##### INFORMATION PROVIDED

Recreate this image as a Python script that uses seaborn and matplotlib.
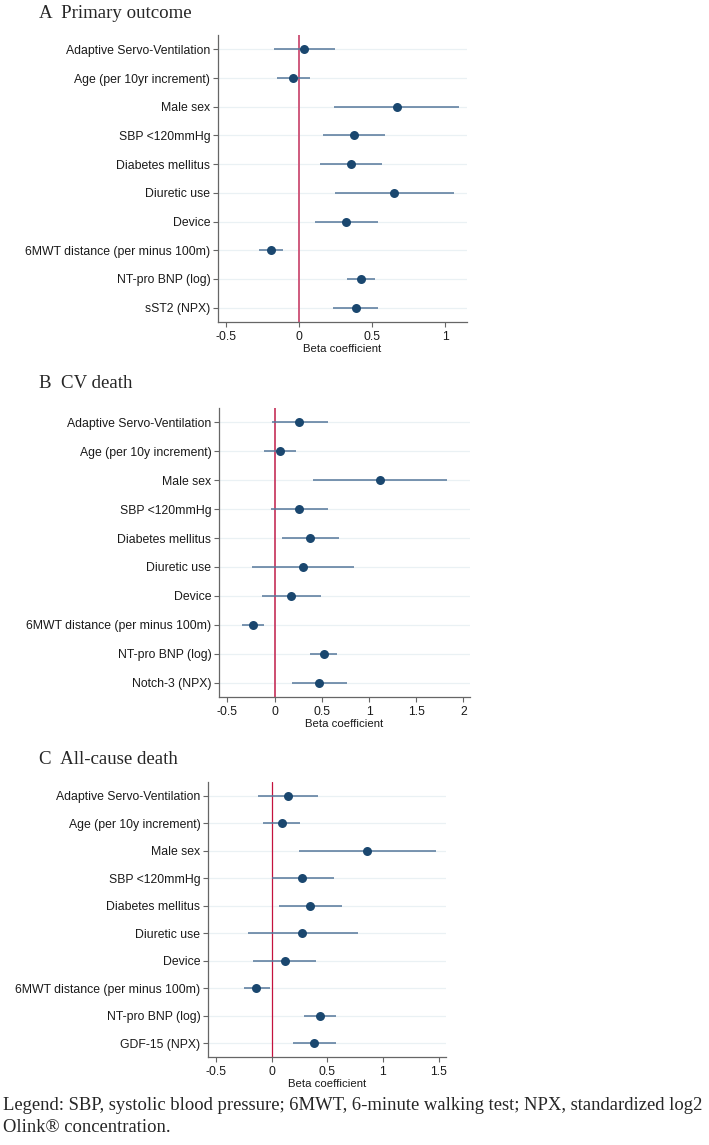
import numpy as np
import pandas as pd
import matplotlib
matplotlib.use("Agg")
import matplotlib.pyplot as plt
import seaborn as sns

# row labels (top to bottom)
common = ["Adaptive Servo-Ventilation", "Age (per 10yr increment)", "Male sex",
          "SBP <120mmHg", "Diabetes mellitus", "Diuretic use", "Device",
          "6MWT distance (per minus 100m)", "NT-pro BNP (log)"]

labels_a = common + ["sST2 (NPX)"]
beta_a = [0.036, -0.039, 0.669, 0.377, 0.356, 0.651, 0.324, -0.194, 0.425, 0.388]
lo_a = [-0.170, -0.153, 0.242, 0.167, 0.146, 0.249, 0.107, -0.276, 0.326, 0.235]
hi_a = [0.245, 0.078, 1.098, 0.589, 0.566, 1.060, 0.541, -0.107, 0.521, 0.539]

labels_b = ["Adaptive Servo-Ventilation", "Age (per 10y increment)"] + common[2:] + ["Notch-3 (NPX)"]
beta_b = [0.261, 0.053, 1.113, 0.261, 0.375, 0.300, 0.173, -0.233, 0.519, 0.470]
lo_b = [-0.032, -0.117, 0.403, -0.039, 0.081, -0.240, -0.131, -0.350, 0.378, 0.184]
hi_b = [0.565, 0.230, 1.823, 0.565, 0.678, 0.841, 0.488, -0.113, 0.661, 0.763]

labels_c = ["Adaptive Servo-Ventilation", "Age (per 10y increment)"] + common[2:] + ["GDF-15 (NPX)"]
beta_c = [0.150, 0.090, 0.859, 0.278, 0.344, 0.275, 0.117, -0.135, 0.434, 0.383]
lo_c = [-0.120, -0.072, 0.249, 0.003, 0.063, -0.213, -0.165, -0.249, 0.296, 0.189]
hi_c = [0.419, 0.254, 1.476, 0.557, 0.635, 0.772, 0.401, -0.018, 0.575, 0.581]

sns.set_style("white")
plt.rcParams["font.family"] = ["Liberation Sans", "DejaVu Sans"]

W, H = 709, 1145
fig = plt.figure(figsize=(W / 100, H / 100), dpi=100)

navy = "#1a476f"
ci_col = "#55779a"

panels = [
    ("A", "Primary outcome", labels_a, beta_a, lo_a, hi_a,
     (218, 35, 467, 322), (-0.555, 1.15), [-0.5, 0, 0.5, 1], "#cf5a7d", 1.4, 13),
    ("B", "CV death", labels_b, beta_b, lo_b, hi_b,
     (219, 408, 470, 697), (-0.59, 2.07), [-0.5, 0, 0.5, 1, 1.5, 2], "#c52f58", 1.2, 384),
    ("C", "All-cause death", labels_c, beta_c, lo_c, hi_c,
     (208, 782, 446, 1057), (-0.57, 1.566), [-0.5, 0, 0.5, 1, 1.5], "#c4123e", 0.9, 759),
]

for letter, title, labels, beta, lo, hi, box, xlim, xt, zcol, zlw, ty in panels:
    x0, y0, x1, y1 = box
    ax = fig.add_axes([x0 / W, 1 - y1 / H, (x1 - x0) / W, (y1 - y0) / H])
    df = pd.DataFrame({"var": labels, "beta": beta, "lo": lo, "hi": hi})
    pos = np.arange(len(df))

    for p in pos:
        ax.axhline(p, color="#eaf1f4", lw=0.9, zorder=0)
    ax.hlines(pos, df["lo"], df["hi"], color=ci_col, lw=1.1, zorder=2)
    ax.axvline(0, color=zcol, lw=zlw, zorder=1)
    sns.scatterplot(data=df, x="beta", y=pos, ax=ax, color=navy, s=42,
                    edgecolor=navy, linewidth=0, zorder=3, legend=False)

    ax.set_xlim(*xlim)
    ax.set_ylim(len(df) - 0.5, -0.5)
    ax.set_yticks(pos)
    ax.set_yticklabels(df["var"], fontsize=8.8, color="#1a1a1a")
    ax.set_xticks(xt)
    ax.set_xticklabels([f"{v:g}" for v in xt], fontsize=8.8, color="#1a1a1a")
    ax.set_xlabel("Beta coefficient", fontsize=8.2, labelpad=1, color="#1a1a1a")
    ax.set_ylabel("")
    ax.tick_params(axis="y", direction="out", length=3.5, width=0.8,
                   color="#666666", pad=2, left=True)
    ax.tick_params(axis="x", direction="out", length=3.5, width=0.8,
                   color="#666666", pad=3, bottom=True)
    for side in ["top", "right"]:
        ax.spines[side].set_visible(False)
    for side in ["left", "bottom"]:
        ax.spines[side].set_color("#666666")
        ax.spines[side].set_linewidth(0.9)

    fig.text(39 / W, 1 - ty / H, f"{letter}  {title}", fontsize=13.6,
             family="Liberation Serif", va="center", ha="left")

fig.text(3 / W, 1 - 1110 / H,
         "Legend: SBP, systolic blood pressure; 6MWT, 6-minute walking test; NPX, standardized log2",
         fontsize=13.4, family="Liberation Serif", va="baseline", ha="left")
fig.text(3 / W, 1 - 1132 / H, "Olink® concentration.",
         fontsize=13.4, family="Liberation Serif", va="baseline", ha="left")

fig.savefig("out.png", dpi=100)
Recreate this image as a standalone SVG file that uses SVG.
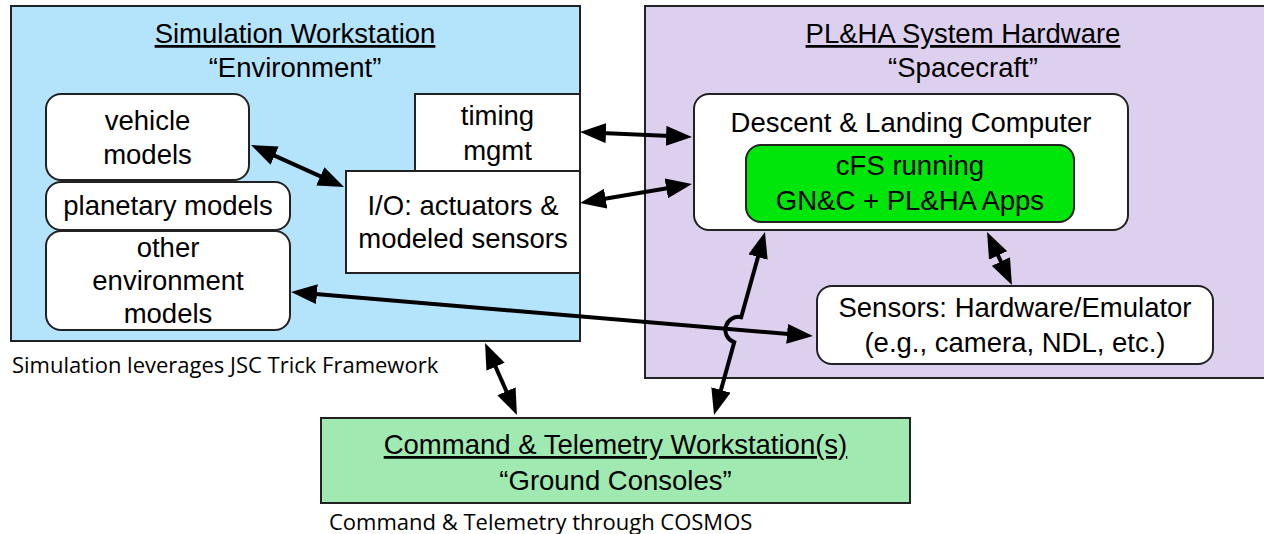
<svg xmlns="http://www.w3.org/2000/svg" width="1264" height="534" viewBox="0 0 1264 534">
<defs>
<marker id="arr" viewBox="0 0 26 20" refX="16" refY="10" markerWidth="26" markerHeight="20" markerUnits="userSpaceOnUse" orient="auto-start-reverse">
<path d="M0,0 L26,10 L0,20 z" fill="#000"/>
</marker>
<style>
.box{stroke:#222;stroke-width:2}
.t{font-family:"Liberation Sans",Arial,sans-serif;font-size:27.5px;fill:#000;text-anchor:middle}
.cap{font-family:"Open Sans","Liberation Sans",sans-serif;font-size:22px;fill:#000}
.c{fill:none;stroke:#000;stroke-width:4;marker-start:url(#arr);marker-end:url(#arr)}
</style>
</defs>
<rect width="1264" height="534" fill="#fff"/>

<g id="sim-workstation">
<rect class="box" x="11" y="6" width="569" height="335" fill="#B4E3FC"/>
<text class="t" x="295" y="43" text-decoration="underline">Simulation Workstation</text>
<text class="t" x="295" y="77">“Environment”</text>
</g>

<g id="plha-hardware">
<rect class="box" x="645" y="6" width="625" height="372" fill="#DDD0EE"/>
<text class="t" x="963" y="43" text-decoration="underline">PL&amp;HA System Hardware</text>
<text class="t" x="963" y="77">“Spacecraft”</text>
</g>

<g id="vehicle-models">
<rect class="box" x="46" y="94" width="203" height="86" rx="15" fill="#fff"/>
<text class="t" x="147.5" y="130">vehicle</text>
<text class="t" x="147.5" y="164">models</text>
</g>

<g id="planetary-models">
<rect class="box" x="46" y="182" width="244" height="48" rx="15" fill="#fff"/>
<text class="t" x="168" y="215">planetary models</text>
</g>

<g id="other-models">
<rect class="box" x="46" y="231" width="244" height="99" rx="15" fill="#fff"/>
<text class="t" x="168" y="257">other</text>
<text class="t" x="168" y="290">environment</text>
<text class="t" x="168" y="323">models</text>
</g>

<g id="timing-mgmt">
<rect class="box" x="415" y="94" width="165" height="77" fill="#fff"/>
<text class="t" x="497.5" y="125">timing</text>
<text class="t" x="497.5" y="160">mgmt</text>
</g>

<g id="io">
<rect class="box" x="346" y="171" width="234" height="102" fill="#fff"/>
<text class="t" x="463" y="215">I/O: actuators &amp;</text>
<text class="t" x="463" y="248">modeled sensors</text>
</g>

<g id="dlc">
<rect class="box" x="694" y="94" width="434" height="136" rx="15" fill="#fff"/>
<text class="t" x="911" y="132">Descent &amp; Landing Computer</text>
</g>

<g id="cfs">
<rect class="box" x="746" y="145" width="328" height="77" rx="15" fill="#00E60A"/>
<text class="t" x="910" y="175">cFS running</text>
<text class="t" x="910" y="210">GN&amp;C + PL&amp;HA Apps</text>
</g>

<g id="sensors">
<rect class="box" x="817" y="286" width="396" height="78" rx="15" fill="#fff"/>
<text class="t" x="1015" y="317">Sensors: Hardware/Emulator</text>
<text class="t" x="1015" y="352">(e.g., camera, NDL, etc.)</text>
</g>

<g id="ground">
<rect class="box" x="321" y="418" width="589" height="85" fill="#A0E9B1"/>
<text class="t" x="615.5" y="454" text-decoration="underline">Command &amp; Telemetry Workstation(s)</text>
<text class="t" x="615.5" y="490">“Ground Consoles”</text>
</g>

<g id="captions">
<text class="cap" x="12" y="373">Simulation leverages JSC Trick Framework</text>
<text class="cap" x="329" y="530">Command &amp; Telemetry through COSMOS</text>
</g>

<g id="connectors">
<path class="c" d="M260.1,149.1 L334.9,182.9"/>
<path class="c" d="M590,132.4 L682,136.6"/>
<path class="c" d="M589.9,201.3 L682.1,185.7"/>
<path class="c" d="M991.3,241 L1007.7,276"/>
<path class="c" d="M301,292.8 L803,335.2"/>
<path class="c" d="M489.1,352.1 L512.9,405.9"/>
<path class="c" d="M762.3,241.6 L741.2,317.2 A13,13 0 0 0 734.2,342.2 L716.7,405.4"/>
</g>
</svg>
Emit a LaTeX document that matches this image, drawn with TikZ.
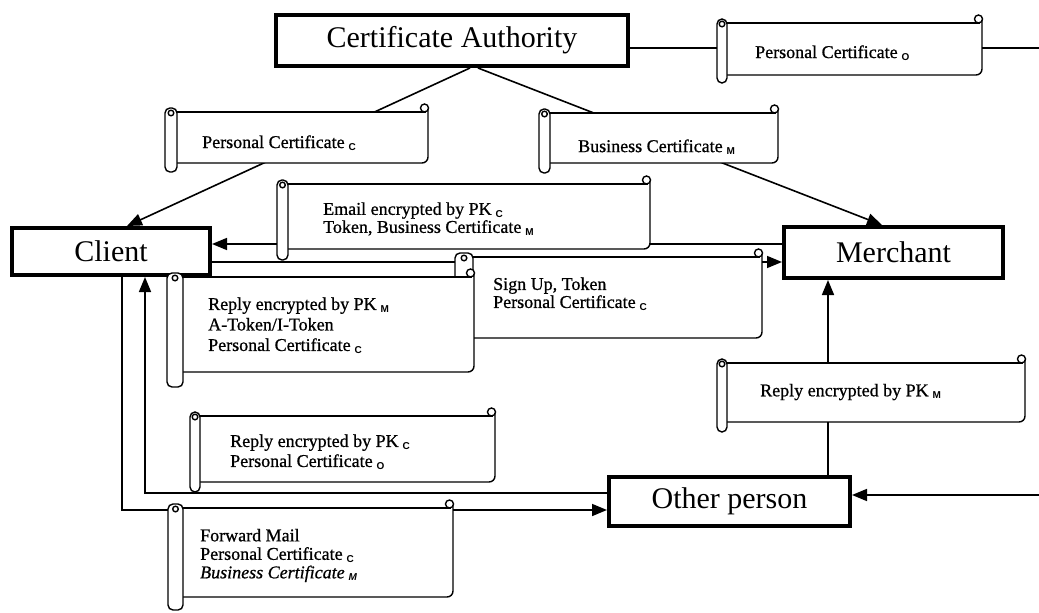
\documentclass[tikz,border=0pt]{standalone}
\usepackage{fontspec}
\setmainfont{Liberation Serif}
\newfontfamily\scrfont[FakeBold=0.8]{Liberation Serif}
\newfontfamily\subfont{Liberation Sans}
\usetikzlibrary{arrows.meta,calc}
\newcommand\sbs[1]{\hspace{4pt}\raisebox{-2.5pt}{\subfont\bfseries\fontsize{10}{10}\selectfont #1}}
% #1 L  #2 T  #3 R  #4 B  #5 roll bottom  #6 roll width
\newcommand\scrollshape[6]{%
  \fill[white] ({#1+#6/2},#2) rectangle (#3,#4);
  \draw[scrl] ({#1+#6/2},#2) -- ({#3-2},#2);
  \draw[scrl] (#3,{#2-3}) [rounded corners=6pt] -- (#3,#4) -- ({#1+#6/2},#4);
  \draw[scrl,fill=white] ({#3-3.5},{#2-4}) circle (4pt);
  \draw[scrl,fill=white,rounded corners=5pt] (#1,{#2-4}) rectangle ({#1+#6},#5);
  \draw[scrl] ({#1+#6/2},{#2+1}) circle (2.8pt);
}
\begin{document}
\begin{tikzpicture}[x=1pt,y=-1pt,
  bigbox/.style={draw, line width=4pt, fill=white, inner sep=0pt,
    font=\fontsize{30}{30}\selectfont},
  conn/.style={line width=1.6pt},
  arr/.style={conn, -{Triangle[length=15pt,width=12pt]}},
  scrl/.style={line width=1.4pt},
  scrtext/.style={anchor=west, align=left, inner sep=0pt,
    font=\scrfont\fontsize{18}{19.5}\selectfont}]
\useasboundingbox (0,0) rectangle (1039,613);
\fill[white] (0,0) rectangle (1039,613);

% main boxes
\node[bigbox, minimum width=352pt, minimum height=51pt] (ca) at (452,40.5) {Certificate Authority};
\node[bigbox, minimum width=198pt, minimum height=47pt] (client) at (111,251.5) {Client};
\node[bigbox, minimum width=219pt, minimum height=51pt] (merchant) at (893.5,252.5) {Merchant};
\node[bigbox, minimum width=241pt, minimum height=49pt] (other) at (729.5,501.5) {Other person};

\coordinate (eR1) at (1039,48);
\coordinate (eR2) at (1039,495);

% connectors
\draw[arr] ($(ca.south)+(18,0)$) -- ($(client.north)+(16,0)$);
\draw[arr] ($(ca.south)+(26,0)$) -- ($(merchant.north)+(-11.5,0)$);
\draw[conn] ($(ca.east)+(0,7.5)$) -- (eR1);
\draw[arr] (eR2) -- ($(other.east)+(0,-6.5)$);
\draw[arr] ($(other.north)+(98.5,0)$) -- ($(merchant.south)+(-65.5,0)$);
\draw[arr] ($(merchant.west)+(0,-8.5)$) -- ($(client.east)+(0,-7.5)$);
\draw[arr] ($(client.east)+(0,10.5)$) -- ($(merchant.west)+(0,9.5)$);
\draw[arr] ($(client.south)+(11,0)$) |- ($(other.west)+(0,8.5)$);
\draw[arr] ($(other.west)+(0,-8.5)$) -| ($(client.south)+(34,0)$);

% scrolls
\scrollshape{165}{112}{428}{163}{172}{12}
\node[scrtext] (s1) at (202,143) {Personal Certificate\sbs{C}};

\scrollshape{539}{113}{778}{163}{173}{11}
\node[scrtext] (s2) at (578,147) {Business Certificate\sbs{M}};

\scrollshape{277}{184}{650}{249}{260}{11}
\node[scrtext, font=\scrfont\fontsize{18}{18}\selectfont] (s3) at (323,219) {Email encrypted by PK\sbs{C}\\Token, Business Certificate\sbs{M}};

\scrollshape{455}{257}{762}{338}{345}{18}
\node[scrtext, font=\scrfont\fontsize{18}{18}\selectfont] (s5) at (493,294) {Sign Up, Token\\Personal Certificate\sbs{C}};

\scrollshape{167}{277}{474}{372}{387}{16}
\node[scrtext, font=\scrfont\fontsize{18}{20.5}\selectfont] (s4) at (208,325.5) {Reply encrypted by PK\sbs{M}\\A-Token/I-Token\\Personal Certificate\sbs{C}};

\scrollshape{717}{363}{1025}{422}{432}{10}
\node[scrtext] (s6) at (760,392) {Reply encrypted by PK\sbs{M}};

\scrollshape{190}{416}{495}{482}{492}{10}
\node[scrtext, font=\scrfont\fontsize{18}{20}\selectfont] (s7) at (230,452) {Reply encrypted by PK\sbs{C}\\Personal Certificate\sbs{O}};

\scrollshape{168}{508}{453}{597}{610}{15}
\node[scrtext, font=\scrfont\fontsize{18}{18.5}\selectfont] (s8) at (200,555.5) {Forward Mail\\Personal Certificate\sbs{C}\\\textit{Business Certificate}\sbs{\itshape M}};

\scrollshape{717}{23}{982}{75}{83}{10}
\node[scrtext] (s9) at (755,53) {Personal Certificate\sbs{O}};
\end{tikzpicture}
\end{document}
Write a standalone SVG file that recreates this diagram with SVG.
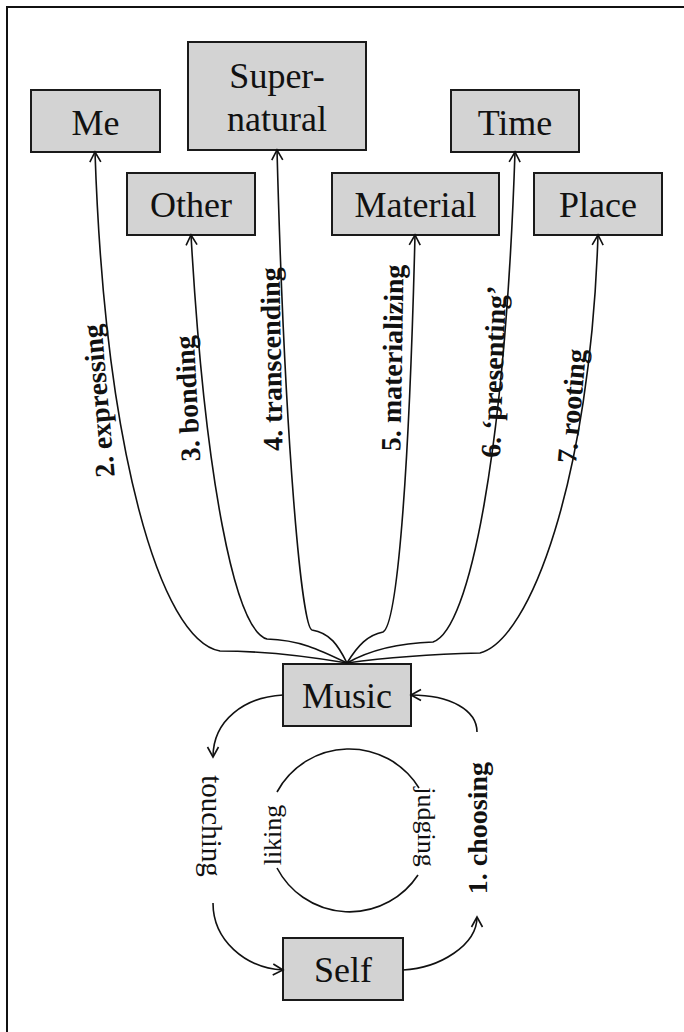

##########

- TO BE DONE:
Set down the records above word for word, from the first line through the line containing "distance (per minus", both included; leave out the pictures.

- THE SOLUTION:
Recreate this image as a Python script that uses seaborn and matplotlib.
import numpy as np
import pandas as pd
import matplotlib
matplotlib.use("Agg")
import matplotlib.pyplot as plt
import seaborn as sns

# row labels (top to bottom)
common = ["Adaptive Servo-Ventilation", "Age (per 10yr increment)", "Male sex",
          "SBP <120mmHg", "Diabetes mellitus", "Diuretic use", "Device",
          "6MWT distance (per minus 100m)", "NT-pro BNP (log)"]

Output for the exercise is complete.